Kegiatan ini menjadi wadah strategis bagi lintas pemangku kepentingan—mulai dari unsur pemerintah daerah, akademisi, tokoh masyarakat, hingga warga transmigran—untuk membahas permasalahan lahan usaha (LU) di kawasan transmigrasi.
FGD yang dipandu oleh Dr. Dessy Adriani, S.P., M.Si. dan Adi Firman Ramadhan, S.E., M.Ak. ini bertujuan menggali aspirasi warga, memetakan potensi daerah, sekaligus merumuskan solusi konkret bagi pengembangan kawasan transmigrasi di PALI.
Salah satu isu krusial yang mengemuka berasal dari keluhan Rohmat, warga transmigran asal Yogyakarta yang telah menetap di Desa Karang Tanding sejak 2002. Ia menuturkan bahwa hingga kini warga belum memperoleh lahan usaha yang dijanjikan seluas dua hektare per kepala keluarga.
“Lahan pekarangan sudah kami terima, tapi lahan usaha belum juga dibuka karena masih berupa rawa. Kami tak sanggup membuka sendiri tanpa alat berat,” ungkap Rohmat.
Kondisi serupa diungkap Firdaus, warga lainnya, yang menyebut pembukaan lahan rawa secara manual tidak memungkinkan.
“Kami untuk makan saja masih susah, apalagi sewa alat berat,” ujarnya.
Berdasarkan data lapangan, terdapat 200 hektare lahan rawa yang diperuntukkan bagi warga transmigran. Namun, keterbatasan biaya dan akses alat berat membuat pembukaan lahan mandek selama lebih dari dua dekade.
Menanggapi persoalan tersebut, Indra dari Dinas Ketenagakerjaan dan Transmigrasi (Disnakertrans) PALI menjelaskan adanya hambatan administratif akibat pemekaran wilayah dari Kabupaten Muara Enim.
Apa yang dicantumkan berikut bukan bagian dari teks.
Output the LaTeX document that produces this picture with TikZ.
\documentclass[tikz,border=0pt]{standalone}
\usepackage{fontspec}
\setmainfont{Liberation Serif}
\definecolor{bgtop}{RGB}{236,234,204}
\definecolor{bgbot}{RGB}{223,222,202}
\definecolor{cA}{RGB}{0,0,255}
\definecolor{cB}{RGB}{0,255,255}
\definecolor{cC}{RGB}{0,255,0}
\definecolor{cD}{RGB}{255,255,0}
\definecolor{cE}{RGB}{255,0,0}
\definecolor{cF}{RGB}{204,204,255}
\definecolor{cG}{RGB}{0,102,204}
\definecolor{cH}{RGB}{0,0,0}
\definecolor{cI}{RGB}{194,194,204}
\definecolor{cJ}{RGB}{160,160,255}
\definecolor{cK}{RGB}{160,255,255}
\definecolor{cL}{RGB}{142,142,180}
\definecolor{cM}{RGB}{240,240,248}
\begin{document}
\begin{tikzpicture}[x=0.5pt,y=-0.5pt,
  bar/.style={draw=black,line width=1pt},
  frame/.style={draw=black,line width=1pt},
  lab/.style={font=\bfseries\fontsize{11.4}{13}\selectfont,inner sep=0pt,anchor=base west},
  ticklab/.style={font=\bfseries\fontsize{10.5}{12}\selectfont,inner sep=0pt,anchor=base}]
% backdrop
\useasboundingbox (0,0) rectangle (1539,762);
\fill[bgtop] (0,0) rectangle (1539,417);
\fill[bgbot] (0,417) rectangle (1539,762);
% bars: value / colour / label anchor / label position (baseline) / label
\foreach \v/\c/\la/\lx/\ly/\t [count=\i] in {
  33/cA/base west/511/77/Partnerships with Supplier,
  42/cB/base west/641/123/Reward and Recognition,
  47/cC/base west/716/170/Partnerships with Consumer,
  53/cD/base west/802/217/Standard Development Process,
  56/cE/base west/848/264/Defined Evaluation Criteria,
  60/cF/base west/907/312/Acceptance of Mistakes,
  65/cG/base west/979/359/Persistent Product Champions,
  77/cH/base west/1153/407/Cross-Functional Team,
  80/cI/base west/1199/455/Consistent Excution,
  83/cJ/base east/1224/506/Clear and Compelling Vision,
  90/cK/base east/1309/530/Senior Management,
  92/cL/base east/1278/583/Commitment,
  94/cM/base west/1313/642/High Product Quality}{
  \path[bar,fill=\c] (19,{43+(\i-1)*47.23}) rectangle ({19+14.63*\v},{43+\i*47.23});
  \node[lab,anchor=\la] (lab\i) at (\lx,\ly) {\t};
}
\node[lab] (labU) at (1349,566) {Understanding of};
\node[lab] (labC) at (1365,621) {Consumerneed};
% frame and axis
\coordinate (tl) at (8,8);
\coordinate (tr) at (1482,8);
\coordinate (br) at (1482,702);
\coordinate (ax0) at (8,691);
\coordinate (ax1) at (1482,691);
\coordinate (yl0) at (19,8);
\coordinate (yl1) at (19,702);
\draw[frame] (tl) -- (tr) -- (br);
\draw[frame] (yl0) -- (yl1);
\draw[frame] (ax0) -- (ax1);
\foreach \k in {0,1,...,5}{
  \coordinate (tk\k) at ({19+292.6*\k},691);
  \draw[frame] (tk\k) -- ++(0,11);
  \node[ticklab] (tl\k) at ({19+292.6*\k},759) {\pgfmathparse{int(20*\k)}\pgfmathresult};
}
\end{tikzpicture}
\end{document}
“Data aset transmigrasi Desa Karang Tanding masih banyak yang berada di Muara Enim dan belum sepenuhnya ditemukan,” jelasnya.
Pihak Disnakertrans PALI pun berkomitmen menjembatani proses koordinasi hingga tingkat provinsi agar hak warga dapat segera terealisasi.
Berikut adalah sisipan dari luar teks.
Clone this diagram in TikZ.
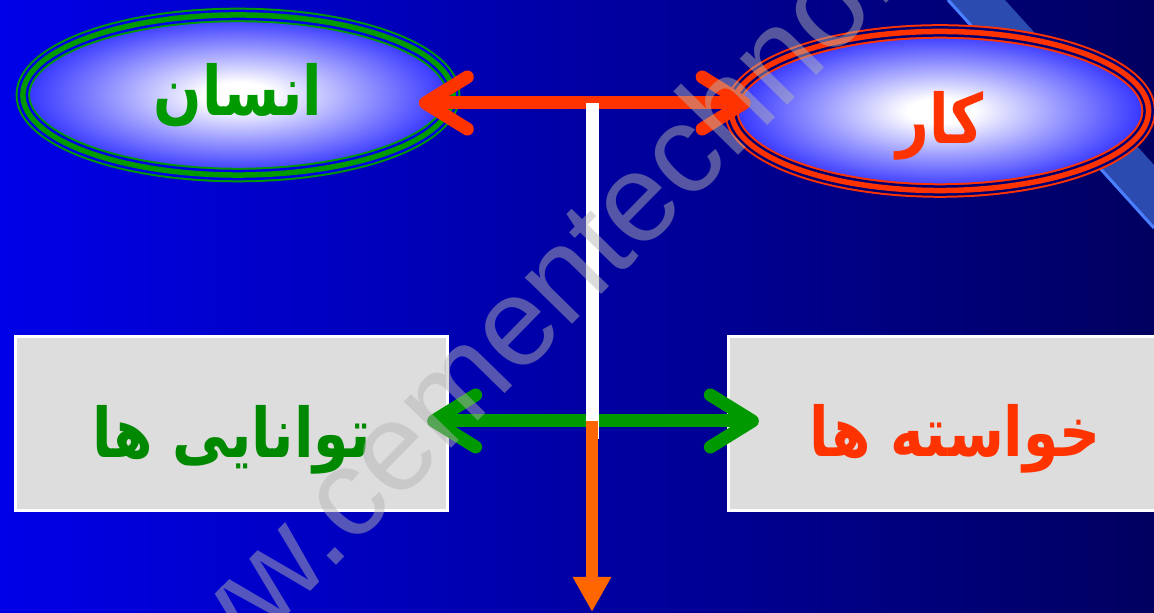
\documentclass[tikz,border=0pt]{standalone}
\usepackage{fontspec}
\setmainfont{Liberation Sans}
\newfontfamily\arabicfont[Script=Arabic, FakeStretch=0.83]{DejaVu Sans}
\TeXXeTstate=1
\usetikzlibrary{positioning,shapes.geometric,arrows.meta}
\definecolor{bgleft}{HTML}{0000E8}
\definecolor{bgmid}{HTML}{0000B8}
\definecolor{bgright}{HTML}{000060}
\definecolor{bandblue}{HTML}{2B4BB0}
\definecolor{bandedge}{HTML}{4A80FF}
\definecolor{ovalblue}{HTML}{3030FF}
\definecolor{humangreen}{HTML}{009900}
\definecolor{boxgreen}{HTML}{008800}
\definecolor{workred}{HTML}{FF3300}
\definecolor{outorange}{HTML}{FF6600}
\definecolor{boxgray}{HTML}{DDDDDD}
\definecolor{markgray}{HTML}{B4B4B4}
\newcommand{\fatext}[2][0pt]{\raisebox{#1}[\height][\depth]{\arabicfont\bfseries\beginR #2\endR}}
\pgfdeclareradialshading{glow}{\pgfpoint{0bp}{0bp}}{color(0bp)=(white); color(4bp)=(white); color(25bp)=(ovalblue); color(50bp)=(ovalblue)}
\tikzset{barb/.tip={Straight Barb[round, length=0.42cm, width=0.52cm]}}

\begin{document}
\begin{tikzpicture}[x=0.01cm, y=-0.01cm,
	every node/.style={font=\fontsize{19.5}{22}\selectfont,
	                   inner sep=0pt
	                   },
	oval/.style 2 args={ellipse,
	                    shading=glow,
	                    postaction={draw=#1, line width=0.145cm},
	                    postaction={draw=#2, line width=0.105cm},
	                    postaction={draw=#1, line width=0.055cm}
	},
	card/.style={rectangle, fill=boxgray, draw=white, line width=0.03cm,
	             minimum height=1.74cm
	},
	link/.style={draw=#1, line width=0.13cm, barb-barb}
]
	\clip (0,0) rectangle (1154,613);
	\shade[left color=bgleft, middle color=bgmid, right color=bgright] (0,0) rectangle (1154,613);
	\fill[bandblue] (948,0) -- (1154,228) -- (1154,165) -- (1005,0) -- cycle;
	\draw[bandedge, line width=0.03cm] (948,0) -- (1154,228);

	\node (human) [oval={humangreen}{bgleft}, minimum width=4.3cm, minimum height=1.6cm] at (238,95) {\textcolor{humangreen}{\fatext{انسان}}};
	\node (work) [oval={workred}{bgright!80!bgmid}, minimum width=4.17cm, minimum height=1.59cm] at (940,111) {\textcolor{workred}{\fatext[-0.15cm]{کار}}};
	\node (abilities) [card, minimum width=4.32cm] at (231.5,423.5) {\textcolor{boxgreen}{\fatext[-0.16cm]{توانایی ها}}};
	\node (wants) [card, minimum width=4.53cm] at (955,423.5) {\textcolor{workred}{\fatext[-0.15cm]{خواسته ها}}};

	\coordinate (top) at (592,103);
	\coordinate (bot) at (592,421);
	\coordinate (out) at (592,612);

	\draw[link=workred, shorten <=-0.35cm, shorten >=-0.2cm] (human.east |- top) -- (work.west |- top);
	\draw[link=humangreen, shorten <=-0.22cm, shorten >=-0.32cm] (abilities.east |- bot) -- (wants.west |- bot);
	\draw[white, line width=0.13cm] (top) -- ([yshift=-0.18cm]bot);
	\draw[outorange, line width=0.12cm, -{Triangle[length=0.35cm, width=0.36cm]}] (bot) -- (out);

	\node (mark) [rotate=45.6, text=markgray, opacity=0.48, font=\fontsize{35.6}{40}\selectfont] at (574,259) {www.cementechno.com};
\end{tikzpicture}
\end{document}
“Kami siap fasilitasi jika harus konfirmasi ke Muara Enim atau ke provinsi,” tambahnya.
Fasilitator FGD Dr. Dessy Adriani mengingatkan bahwa pembukaan lahan rawa memerlukan perencanaan teknis yang matang, terutama dalam pengelolaan drainase.
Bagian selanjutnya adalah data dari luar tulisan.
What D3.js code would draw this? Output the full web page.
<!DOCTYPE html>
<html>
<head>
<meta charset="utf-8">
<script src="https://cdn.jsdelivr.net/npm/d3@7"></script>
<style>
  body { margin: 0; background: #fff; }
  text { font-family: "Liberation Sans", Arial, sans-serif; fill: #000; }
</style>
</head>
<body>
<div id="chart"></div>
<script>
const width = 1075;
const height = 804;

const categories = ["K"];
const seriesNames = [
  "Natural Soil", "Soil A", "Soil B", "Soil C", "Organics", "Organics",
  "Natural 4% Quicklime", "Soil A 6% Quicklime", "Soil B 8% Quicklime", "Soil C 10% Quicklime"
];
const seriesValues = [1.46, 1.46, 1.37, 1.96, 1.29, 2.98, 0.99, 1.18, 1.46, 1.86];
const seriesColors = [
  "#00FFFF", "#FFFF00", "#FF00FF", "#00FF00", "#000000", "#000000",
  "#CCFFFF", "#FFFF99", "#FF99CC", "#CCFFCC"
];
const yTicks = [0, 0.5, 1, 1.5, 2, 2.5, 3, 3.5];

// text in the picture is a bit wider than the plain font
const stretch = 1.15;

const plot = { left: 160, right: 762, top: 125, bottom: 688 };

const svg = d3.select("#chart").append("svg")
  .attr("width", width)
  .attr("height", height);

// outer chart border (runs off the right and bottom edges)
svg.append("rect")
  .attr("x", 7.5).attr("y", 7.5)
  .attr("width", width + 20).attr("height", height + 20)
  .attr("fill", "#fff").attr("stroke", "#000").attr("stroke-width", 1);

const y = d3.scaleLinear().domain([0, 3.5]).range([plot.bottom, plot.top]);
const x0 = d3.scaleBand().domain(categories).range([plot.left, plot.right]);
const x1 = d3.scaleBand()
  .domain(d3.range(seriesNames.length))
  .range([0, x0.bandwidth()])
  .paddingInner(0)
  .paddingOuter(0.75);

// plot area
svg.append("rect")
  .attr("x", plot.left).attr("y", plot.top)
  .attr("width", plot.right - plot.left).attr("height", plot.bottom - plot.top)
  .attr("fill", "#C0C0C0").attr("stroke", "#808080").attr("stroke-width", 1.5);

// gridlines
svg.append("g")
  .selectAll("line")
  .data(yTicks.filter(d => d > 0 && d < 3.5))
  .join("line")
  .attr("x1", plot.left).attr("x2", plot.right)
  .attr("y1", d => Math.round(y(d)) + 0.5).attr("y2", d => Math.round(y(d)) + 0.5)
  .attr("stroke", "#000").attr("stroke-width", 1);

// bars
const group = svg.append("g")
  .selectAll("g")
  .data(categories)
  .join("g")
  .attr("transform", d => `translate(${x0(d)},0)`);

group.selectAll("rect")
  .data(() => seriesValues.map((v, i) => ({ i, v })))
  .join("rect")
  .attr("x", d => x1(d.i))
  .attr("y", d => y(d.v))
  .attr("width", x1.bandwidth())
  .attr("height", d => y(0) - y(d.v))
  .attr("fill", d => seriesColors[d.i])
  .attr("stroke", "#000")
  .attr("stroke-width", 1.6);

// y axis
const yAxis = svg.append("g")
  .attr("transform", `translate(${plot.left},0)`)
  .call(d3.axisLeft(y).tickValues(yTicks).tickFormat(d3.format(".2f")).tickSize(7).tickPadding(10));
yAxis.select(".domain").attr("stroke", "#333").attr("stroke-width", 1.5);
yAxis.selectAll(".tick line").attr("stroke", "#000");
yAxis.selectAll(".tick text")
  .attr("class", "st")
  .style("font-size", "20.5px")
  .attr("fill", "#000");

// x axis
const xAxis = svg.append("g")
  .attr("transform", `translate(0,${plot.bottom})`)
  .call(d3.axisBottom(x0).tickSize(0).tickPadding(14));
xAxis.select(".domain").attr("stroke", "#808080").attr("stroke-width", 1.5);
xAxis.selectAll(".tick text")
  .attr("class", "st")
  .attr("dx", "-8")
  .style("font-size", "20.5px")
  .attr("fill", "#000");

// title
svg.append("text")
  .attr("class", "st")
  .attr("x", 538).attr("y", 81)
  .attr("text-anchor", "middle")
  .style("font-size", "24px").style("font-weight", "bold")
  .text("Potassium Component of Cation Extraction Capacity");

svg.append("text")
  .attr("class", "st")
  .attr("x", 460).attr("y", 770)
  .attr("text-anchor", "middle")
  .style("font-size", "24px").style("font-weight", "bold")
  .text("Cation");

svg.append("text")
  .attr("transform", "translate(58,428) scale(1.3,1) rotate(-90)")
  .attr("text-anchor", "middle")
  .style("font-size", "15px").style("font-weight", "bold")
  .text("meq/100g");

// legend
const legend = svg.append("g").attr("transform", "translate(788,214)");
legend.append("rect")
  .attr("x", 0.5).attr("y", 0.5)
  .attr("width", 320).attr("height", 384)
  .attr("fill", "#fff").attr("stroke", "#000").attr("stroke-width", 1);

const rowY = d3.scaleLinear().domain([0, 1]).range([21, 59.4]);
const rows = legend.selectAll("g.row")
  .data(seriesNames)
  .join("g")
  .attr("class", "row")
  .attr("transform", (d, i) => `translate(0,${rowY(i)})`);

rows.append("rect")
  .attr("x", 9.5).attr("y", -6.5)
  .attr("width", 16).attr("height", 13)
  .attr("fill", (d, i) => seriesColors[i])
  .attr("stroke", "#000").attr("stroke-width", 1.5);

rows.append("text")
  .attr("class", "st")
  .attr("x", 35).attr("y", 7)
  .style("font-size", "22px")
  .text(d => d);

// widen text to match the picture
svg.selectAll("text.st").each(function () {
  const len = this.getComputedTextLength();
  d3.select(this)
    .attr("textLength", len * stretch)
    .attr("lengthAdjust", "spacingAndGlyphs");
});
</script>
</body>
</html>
“Jika lahan rawa dibuka tanpa tata kelola air yang baik, risikonya justru banjir dan gagal olah,” tegasnya.
Sementara itu, Ketua Tim 1 Ekspedisi Patriot KT Petata PALI, Yohanes Thianika Budiarsa, S.I.Kom., MGMC, menekankan pentingnya penyelesaian aspek legalitas lahan usaha serta keberlanjutan komoditas unggulan daerah.
“Karet tetap menjadi tulang punggung ekonomi lokal, namun pengembangan sawit perlu dikawal agar tidak menimbulkan dampak lingkungan,” ujarnya menutup diskusi.